Allegations that Ecuador’s lax immigration policies make it a strategic asset to terrorist organizations like al Qaeda are overblown, overshadowing the real danger: that the country is emerging as a new hotspot for transnational organized crime.

 

Ecuador’s leftist President Rafael Correa was voted into office in 2006 on promises of wide-ranging reforms, vowing to push forward a constitutional referendum. The referendum was passed in 2007, and Ecuador adopted a new constitution in 2008. But while Correa has embraced the progressive charter’s guarantees of social and economic rights like access to clean water, education and universal healthcare, not all of the document’s reforms have played out so well.

Perhaps the most contentious was Article 416, which declares that Ecuador “upholds the principle of universal citizenship, free mobility of all inhabitants of the planet and the gradual end to the condition of foreigner as transforming element of unequal relations amongst countries, especially North-South.”

Correa initially supported the initiative with enthusiasm, calling for an end to "those 20th century inventions, passports and visas." However, it soon provoked a huge influx of migrants from regions such as Southeast Asia and East Africa, many of whom used Ecuador as a stepping stone to enter the United States or Brazil.

Last week, former US Assistant Secretary of State for the Western Hemisphere Otto Reich wrote a scathing critique of this initiative for Foreign Policy, arguing:

The disarray created in Ecuador's immigration policy has permitted transnational criminal organizations and terrorist groups -- possibly including al Qaeda -- to potentially use the country as a base of operations with the ultimate objective of harming the United States.

Although Reich goes on to note that Ecuador tightened its immigration policies somewhat in 2010, he claims that there is “no evidence of Correa wanting to stem the flow,” and warns that some of the most common routes still used by migrants into the country are “Pakistan/Afghanistan-Iran-Venezuela-Ecuador, and Somalia-Dubai-Russia-Cuba-Ecuador.” To him, this represents a security problem for the entire hemisphere.

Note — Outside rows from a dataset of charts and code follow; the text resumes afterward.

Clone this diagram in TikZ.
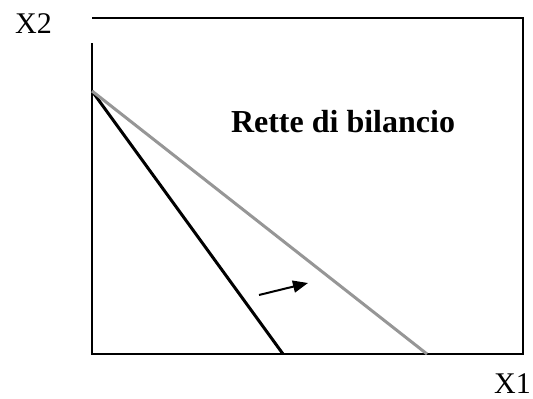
\documentclass[tikz,border=0pt]{standalone}
\usepackage{fontspec}
\setmainfont{Liberation Serif}
\usetikzlibrary{arrows.meta}
\begin{document}
\begin{tikzpicture}[x=1pt,y=-1pt,
  frame/.style={line width=2pt,black},
  budget/.style={line width=3pt},
  lbl/.style={inner sep=0pt,anchor=base west,font=\fontsize{30}{30}\selectfont}]
\useasboundingbox (0,0) rectangle (533,399);
\coordinate (tl) at (92,18);
\coordinate (tr) at (523,18);
\coordinate (br) at (523,354);
\coordinate (bl) at (92,354);
\coordinate (gap) at (92,43);
\coordinate (o) at (92,91);
\coordinate (b1) at (283,354);
\coordinate (b2) at (427,354);
\draw[frame] (tl) -- (tr) -- (br) -- (bl) -- (gap);
\draw[budget,black] (o) -- (b1);
\draw[budget,color={rgb,255:red,150;green,150;blue,150}] (o) -- (b2);
\coordinate (a0) at (259,295);
\coordinate (a1) at (308,283);
\draw[line width=2pt,-{Triangle[length=15pt,width=12pt]}] (a0) -- (a1);
\node[inner sep=0pt,anchor=base,font=\fontsize{32}{32}\selectfont\bfseries] (t) at (343,132) {Rette di bilancio};
\node[lbl] (x2) at (15,33) {X2};
\node[lbl] (x1) at (494,393) {X1};
\end{tikzpicture}
\end{document}
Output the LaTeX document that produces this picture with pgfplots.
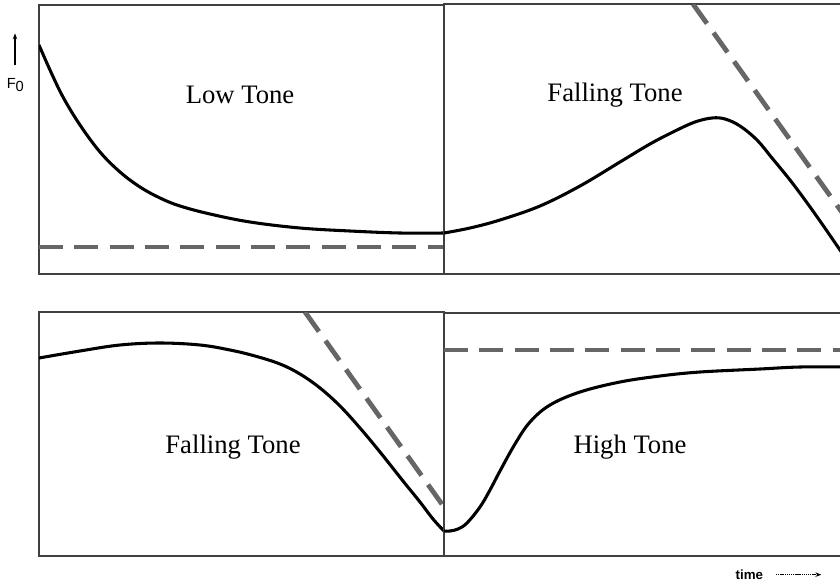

At first glance, Reich’s allegations seem to justify concerns about the potential use of Ecuador as a terrorist operations base. As further proof he cites the May 2011 arrest of Yaee Dawit Tadese, said to be a cousin of deceased al Qaeda leader Osama bin Laden, who ran a migrant trafficking ring out of Guayaquil. But while Ecuador’s immigration policy represents a logistical nightmare, its contribution to terrorism in the region is much less of a menace than Reich contends. In a response to Reich’s piece, Ecuador's ambassador to the US Nathalie Cely points out that the presence of individuals from Pakistan and Afghanistan in the country hardly constitutes an automatic danger.

The real security threat in Ecuador lies in the heightened profile of organized crime in the country. As InSight Crime has reported, transnational criminal organizations have been steadily building up influence in Ecuador. Last summer Jay Bergman, the director of U.S. Drug Enforcement Administration (DEA) activities in the Andes, told Reuters that Ecuador is becoming a melting pot for international organized criminal groups, most of which specialize in drug trafficking. "We have cases of Albanian, Ukrainian, Italian, Chinese organized crime all in Ecuador, all getting their product for distribution to their respective countries," said Bergman.